The law regarding the manner of service of a claim is well settled. "Ordinary mail is not one of the methods of service authorized by Court of Claims Act § 11 (a)" (Turley v State of New York, 279 AD2d 819) and "the use of ordinary mail to serve the claim upon the Attorney-General is insufficient to acquire jurisdiction over the State" (Philippe v State of New York, 248 AD2d 827). Defendant having established that service of the claim was not accomplished in accordance with the requirements of Court of Claims Act § 11 (a), the Court lacks jurisdiction and the claim must be dismissed (Commack Self-Serv. Kosher Meats v State of New York, 270 AD2d 687).

As noted above, claimant's attorney requested in his opposing affirmation that the verified notice of intention served upon the Attorney General on March 23, 2004 be treated as a claim pursuant to Court of Claims Act § 10 (8). Subdivision (a) of paragraph 8 of section 10 specifically provides:
A claimant who timely serves a notice of intention but who fails to timely serve or file a claim may, nevertheless, apply to the court for permission to treat the notice of intention as a claim.

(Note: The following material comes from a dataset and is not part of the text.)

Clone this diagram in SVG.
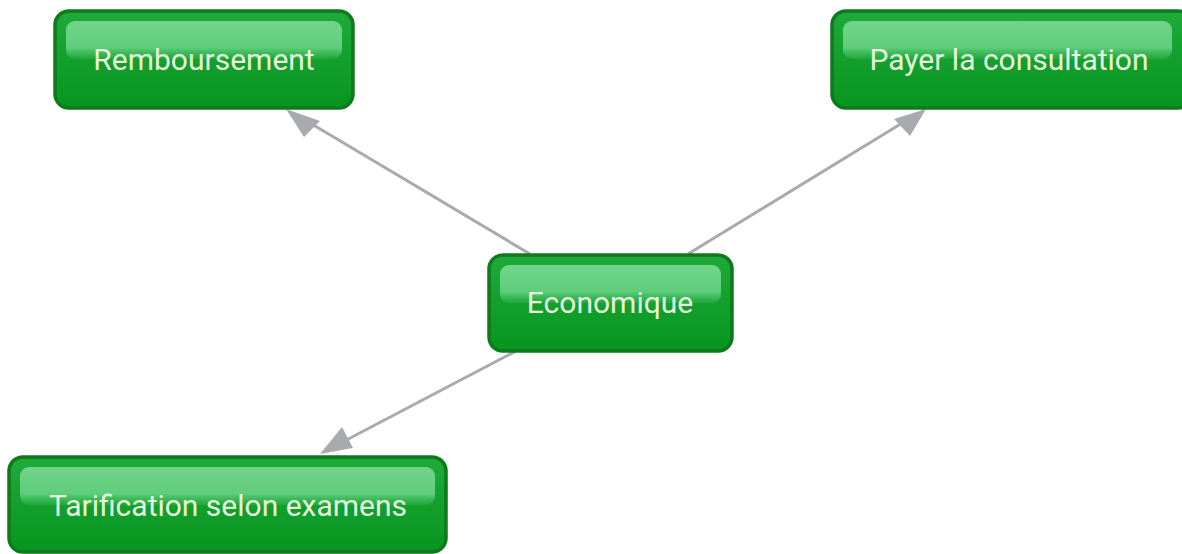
<svg xmlns="http://www.w3.org/2000/svg" width="1182" height="554" viewBox="0 0 1182 554">
<style>
.box{fill:url(#g);stroke:#0d7a1c;stroke-width:3.5}
.lbl{font-family:Roboto,"Liberation Sans",sans-serif;font-size:30px;fill:#e6f5de;text-anchor:middle;dominant-baseline:central}
.edge{stroke:#a9a9b0;stroke-width:3;fill:none}
.head{fill:#a9a9b0}
</style>
<defs>
<linearGradient id="g" x1="0" y1="0" x2="0" y2="1">
<stop offset="0" stop-color="#1faa3a"/>
<stop offset="1" stop-color="#07951f"/>
</linearGradient>
<linearGradient id="h" x1="0" y1="0" x2="0" y2="1">
<stop offset="0" stop-color="#72d48a"/>
<stop offset="0.7" stop-color="#5fcd7b"/>
<stop offset="1" stop-color="#3fbf5e" stop-opacity="0.3"/>
</linearGradient>
</defs>
<g id="connectors">
<line class="edge" x1="530" y1="254" x2="300" y2="117"/>
<path class="head" d="M286,109 L320,121 L304,137 z"/>
<line class="edge" x1="688" y1="254" x2="912" y2="117"/>
<path class="head" d="M926,109 L910,136 L894,119 z"/>
<line class="edge" x1="516" y1="351" x2="335" y2="446"/>
<path class="head" d="M320,454 L342,427 L353,448 z"/>
</g>
<g id="node-remboursement">
<rect class="box" x="55" y="11" width="298" height="97" rx="14"/>
<rect x="66" y="21" width="276" height="38" rx="9" fill="url(#h)"/>
<text class="lbl" x="204" y="59">Remboursement</text>
</g>
<g id="node-payer">
<rect class="box" x="832" y="11" width="360" height="97" rx="14"/>
<rect x="843" y="21" width="329" height="38" rx="9" fill="url(#h)"/>
<text class="lbl" x="1009" y="59">Payer la consultation</text>
</g>
<g id="node-economique">
<rect class="box" x="489" y="255" width="243" height="96" rx="14"/>
<rect x="500" y="265" width="221" height="38" rx="9" fill="url(#h)"/>
<text class="lbl" x="610" y="302">Economique</text>
</g>
<g id="node-tarification">
<rect class="box" x="9" y="457" width="437" height="95" rx="14"/>
<rect x="20" y="467" width="415" height="38" rx="9" fill="url(#h)"/>
<text class="lbl" x="228" y="505">Tarification selon examens</text>
</g>
</svg>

The court shall not grant such application unless: it is made upon motion before an action asserting a like claim against a citizen of the state would be barred under the provisions of article two of the civil practice law and rules; the notice of intention was timely served, and contains facts sufficient to constitute a claim; and the granting of the application would not prejudice the defendant.

Claimant's request to treat the notice of intention as a claim must be denied since it was not made "upon motion" as mandated by the clear and unambiguous language of the Act (see L. 2001 c 205 § 2; Doe v State of New York, Ct Cl, September 4, 2001 [Claim No. 100768, Motion No. M-63616, UID # 2001-009-037] Midey, J., unreported[2]; Pratt v State of New York, Ct Cl, January 18, 2006 [Claim No. 109676, Motion No. M-70872, UID # 2006-015-061] Collins, J., unreported). Claimant's request for relief pursuant to Court of Claims Act § 10 (8) is therefore denied.

Dismissal of the claim for lack of jurisdiction and the denial of relief pursuant to Court of Claims Act § 10 (8) (a) render academic defendant's remaining argument that the claim should be dismissed as untimely.


June 30, 2006
Saratoga Springs, New York

HON. FRANCIS T. COLLINS
Judge of the Court of Claims


The Court considered the following papers:
  1. Notice of motion dated February 24, 2006;
  2. Affirmation of Glenn C. King, dated February 24, 2006, with exhibits;
  3. Affirmation of Joseph J. Villano dated March 28, 2006 with exhibits.

[1].Although defense counsel used the word "filed" in paragraphs 6 and 7 of his affirmation when addressing the issue of timeliness relative to the notice of intention it is obvious that the intended use of the word "served" since filing of a notice of intention in this Court was eliminated pursuant to Chapter 466 of the Laws of 1995 effective August 2, 1995.